Siddhattha Gotama is more popularly known as the Buddha: the enlightened one. Dr Beckford asserted that the accounts of Siddhattha tell of him being miraculously born, visited by wise men, having done miracles, including walking on water. Dr Beckford also said that Siddhattha, like Jesus, challenged religious order. Siddhattha did reject the caste system, certainly. But Jesus, contrary to popular opinion, did not “challenge the religious order”. There were times, when he had healed people, he told them to go to the temple, be inspected by the priests, and offer the sacrifices commanded by Moses (Matt. 8:4 [also Mk 1:44; Lk 5:14]; Matt. 23:1-7). What Jesus did challenge was hypocrisy and their flawed understanding of the law.

There are three assertions about Siddhattha’s birth that are even vaguely notable. The first is that “Legend has it that his mother, Mahamaya, dreamed shortly before her son’s birth of a beautiful white elephant which entered her womb.” (“Buddha”). The second is that she gave birth earlier than expected, not in the city she was heading for, but underneath a tree. These are easily believable; not so the third, which is that Siddhattha was born out of his mother’s right side.
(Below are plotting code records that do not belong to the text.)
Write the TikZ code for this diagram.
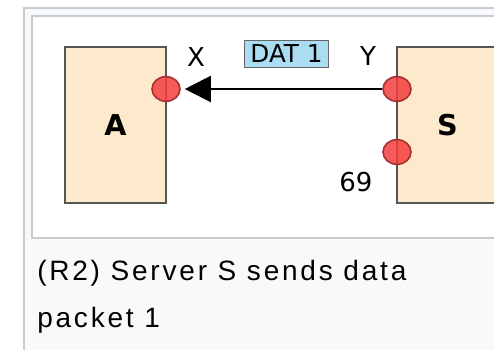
\documentclass[tikz,border=0pt]{standalone}
\usepackage{fontspec}
\setmainfont{DejaVu Sans}
\newfontfamily\captionfont[LetterSpace=10]{Liberation Sans}
\usetikzlibrary{arrows.meta, shapes.geometric}
\definecolor{framegray}{HTML}{C8CCD1}
\definecolor{framebg}{HTML}{F8F9FA}
\definecolor{hostfill}{HTML}{FDEACD}
\definecolor{hostborder}{HTML}{555555}
\definecolor{portred}{HTML}{F43F3F}
\definecolor{portredborder}{HTML}{A83030}
\definecolor{packetblue}{HTML}{AADDF2}
\definecolor{packetborder}{HTML}{666666}

\begin{document}
\begin{tikzpicture}[x=0.75pt, y=-0.75pt,
    host/.style={draw=hostborder, fill=hostfill, line width=1.5pt,
      minimum width=75.75pt, minimum height=117pt, inner sep=0pt,
      font=\bfseries\fontsize{21.5}{24}\selectfont},
    port/.style={ellipse, draw=portredborder, fill=portred, fill opacity=0.85,
      line width=1.2pt, minimum width=21pt, minimum height=18.5pt, inner sep=0pt},
    packet/.style={draw=packetborder, fill=packetblue, line width=1.2pt,
      inner xsep=4.5pt, inner ysep=3.5pt, font=\fontsize{18.5}{20}\selectfont},
    portlabel/.style={inner sep=0pt, font=\fontsize{19.5}{22}\selectfont},
    >=Triangle
  ]
  \useasboundingbox (0,0) rectangle (494,350);
  \clip (0,0) rectangle (494,350);
  % frame
  \draw[framegray, fill=framebg, line width=1.5pt] (24,8) rectangle (530,380);
  \draw[framegray, fill=white, line width=1.5pt] (32,16) rectangle (530,238);
  % hosts and ports
  \node[host] (A) at (115.5,125) {A};
  \node[host] (S) at (447.5,125) {S};
  \node[port] (portX) at (166,89) {};
  \node[port] (portY) at (397,89) {};
  \node[port] (port69) at (397,152) {};
  \node[portlabel] (labelX) at (196,57) {X};
  \node[portlabel] (labelY) at (368,56) {Y};
  \node[portlabel] (label69) at (356,182) {69};
  \node[packet] (dat) at (286.5,54) {DAT 1};
  \draw[-{Triangle[length=19.5pt, width=19.5pt]}, line width=1.5pt,
    shorten >=3pt] (portY) -- (portX);
  % caption
  \node[anchor=base west, align=left, inner sep=0pt,
    font=\captionfont\fontsize{21}{35.25}\selectfont] (caption)
    at (37,327) {(R2) Server S sends data\\packet 1};
\end{tikzpicture}
\end{document}
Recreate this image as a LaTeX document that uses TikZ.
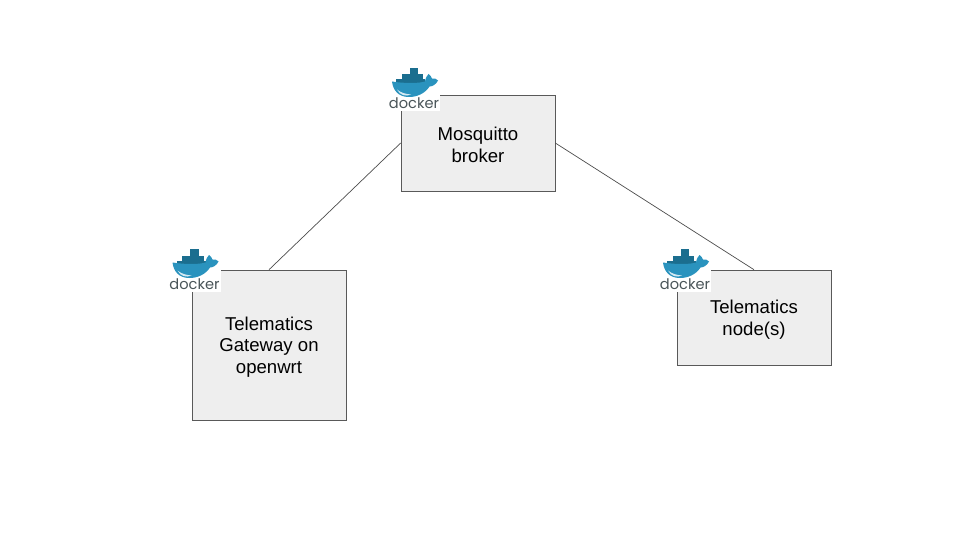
\documentclass[tikz,border=0pt]{standalone}
\usepackage{fontspec}
\setmainfont{Liberation Sans}
\newfontfamily\logofont{Poppins}
\definecolor{boxfill}{HTML}{EEEEEE}
\definecolor{boxline}{HTML}{595959}
\definecolor{whaleblue}{HTML}{2A93BE}
\definecolor{whaledark}{HTML}{1B6E8F}
\definecolor{dockergray}{HTML}{4A5559}
\newcommand{\lowered}[1]{\parbox{150pt}{\centering\vspace*{4pt}#1}}
\tikzset{
  x=1pt,y=-1pt,
  stepbox/.style={draw=boxline,line width=0.6pt,fill=boxfill,minimum width=154pt,align=center,font=\fontsize{18.6}{21.5}\selectfont,inner sep=0pt},
  link/.style={draw=boxline!85!black,line width=0.7pt},
  dockerlogo/.pic={
    \fill[white] (0,0) rectangle (51,44);
    % containers
    \fill[whaledark] (20.5,1) rectangle (29,8);
    \fill[whaledark] (12.5,7.5) rectangle (34,14);
    \fill[whaledark] (7,12.5) rectangle (36,16);
    % whale
    \fill[whaleblue] (3,14.5) .. controls (15,16.5) and (30,16.5) .. (36,14.5)
       .. controls (36.5,11) and (38,8.5) .. (39.5,7)
       .. controls (41.5,8.5) and (42.5,10) .. (43,11.5)
       .. controls (45.5,11) and (47.5,12) .. (49,13.5)
       .. controls (47,17.5) and (43.5,19.5) .. (40.5,19.5)
       .. controls (36,26.5) and (28,30) .. (20,30)
       .. controls (9,30) and (4,23) .. (3,14.5) -- cycle;
    \fill[white!80!whaleblue] (8,22.5) .. controls (12,26) and (17,27) .. (22,27.5)
       .. controls (17,29.8) and (11,28.5) .. (8,22.5) -- cycle;
    \node[text=dockergray,font=\logofont\fontsize{14.6}{15}\selectfont,inner sep=0pt,anchor=center] at (25,36) {docker};
  }
}
\begin{document}
\begin{tikzpicture}
\useasboundingbox (0,0) rectangle (960,540);
\node[stepbox,minimum height=96pt] (broker) at (478,143) {\lowered{Mosquitto\\broker}};
\node[stepbox,minimum height=150pt] (gateway) at (269,345) {\lowered{Telematics\\Gateway on\\openwrt}};
\node[stepbox,minimum height=95pt] (telenode) at (754,317.5) {\lowered{Telematics\\node(s)}};
\draw[link] (broker.west) -- (gateway.north);
\draw[link] (broker.east) -- (telenode.north);
\pic at (389,67) {dockerlogo};
\pic at (169.5,248) {dockerlogo};
\pic at (660,248) {dockerlogo};
\end{tikzpicture}
\end{document}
As for being visited by wise men, his father, the king, invited eight Brahmins to predict Siddhattha’s future (““The Buddha, His Life and Teachings””, p.8). The ““Encyclopaedia Britannica”” article says that these eight were chosen out of 108 because they were experienced in interpreting marks on the body, and they used these marks to predict Siddhattha’s future. Hardly on a par with the magi in the New Testament, who travelled hundreds of kilometres from the east, possibly Persia, to worship Jesus when their astrological studies informed them of the birth of the king of the Jews (Matt. 2:1-2)!

As for miracles, after reaching enlightenment under the bodhi tree Siddhattha was apparently “gifted with superhuman insight” (“Buddha”), which may have meant to see beings dying and being reincarnated (“Buddha” in the ““Encyclopaedia Britannica””). One reference refers to him as a healer but this is a metaphor for the healing of our unenlightened spiritual state (““The Buddha, His Life and Teachings””, pp.38-39). The article on the Buddha in the ““Encyclopaedia Britannica”” asserts that Siddhattha performed miracles, but doesn’t give particulars.

As for the accounts themselves, “No complete biography of the Buddha was compiled until centuries after his death; only fragmentary accounts of his life are found in the earliest sources.” (“Buddhism.”) If so, how can Dr Beckford so confidently assert that Siddhartha performed miracles as Jesus did? How do we know that the manuscripts about Siddhattha’s life are reliable? I’m not thereby saying the accounts of Siddhattha are inaccurate, but why accept them and yet reject what the New Testament documents say about Jesus? Consider that there are about 25,000 manuscripts of the New Testament, in whole or part (even if just a few verses), in various languages, some of which can be dated to within the lifetime of the first Christians. There are even references to Jesus and Christians in the non-Christian literature of the day (Suetonius, Tacitus, Cassius Dio, Josephus and Plinius Secundus.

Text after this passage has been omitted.